Every computer system has to be systematically supervised on account of recognition critical circumstances that need troubleshooting, system/application tuning or in the end, upgrade of a system. During years on UNIX/Linux platform there has been developed great deal of tools for that purpose. I this presentation an overview will be made of both traditional tools for monitoring UNIX/Linux systems and complex tools for monitoring distributed systems. Among traditional tools, different set of tools according to their specific field of usage will be taken in consideration; basic system monitoring tools, system integrity monitoring tools, system performance monitoring tools and services activity monitoring tools. Very important role in long term diagnostics and decision making have visualization of data collected through monitoring system, so the most prominent solutions in that area will be commented. In the end, special attention will be paid to the concept of cluster monitoring and its fundamental principles. Some consideration of active response and job distribution based on of monitoring systems will also be made.

One prominent system of that kind is Ganglia. Ganglia is a scalable distributed monitoring system for high performance computing systems such as clusters and Grids. It is based on a hierarchical design targeted at groups of clusters. It relies on a multicast-based listen/announce protocol to monitor state within clusters and uses a tree of point to-point connections amongst representative cluster nodes to group clusters and aggregate their state. It leverages widely used technologies such as XML for data representation, XDR for compact, portable data transport, and RRDtool for data storage and visualization. It uses carefully engineered data structures and algorithms to achieve very low per-node overheads and high concurrency. The implementation is robust, has been ported to an extensive set of operating systems and processor architectures, and is currently in use on many clusters around the world.

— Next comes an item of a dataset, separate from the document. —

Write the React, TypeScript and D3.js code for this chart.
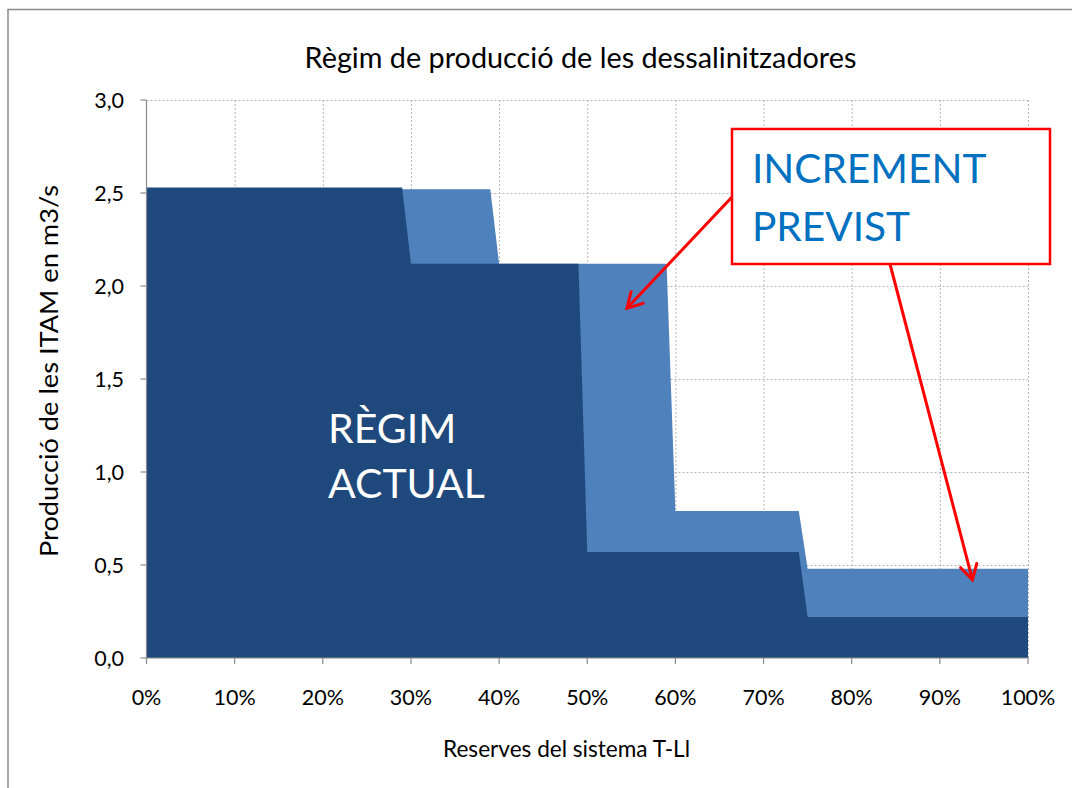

Another monitoring system, Supermon is an exible set of tools for high speed, scalable cluster monitoring. Node behavior can be monitored very fast. In addition, Supermon uses a data protocol based on symbolic expressions at all levels of Supermon, from individual nodes to entire clusters. This contributes to Supermon's scalability and allows it to function in a heterogeneous environment.

Finally Hawkeye monitoring system will be shown. It utilizes technologies present in Condor and ClassAds to provide rich mechanisms for collecting, storing, and using information about computers, but it can be also used outside Condor. A Hawkeye system can be used to monitor various attributes of a collection of systems.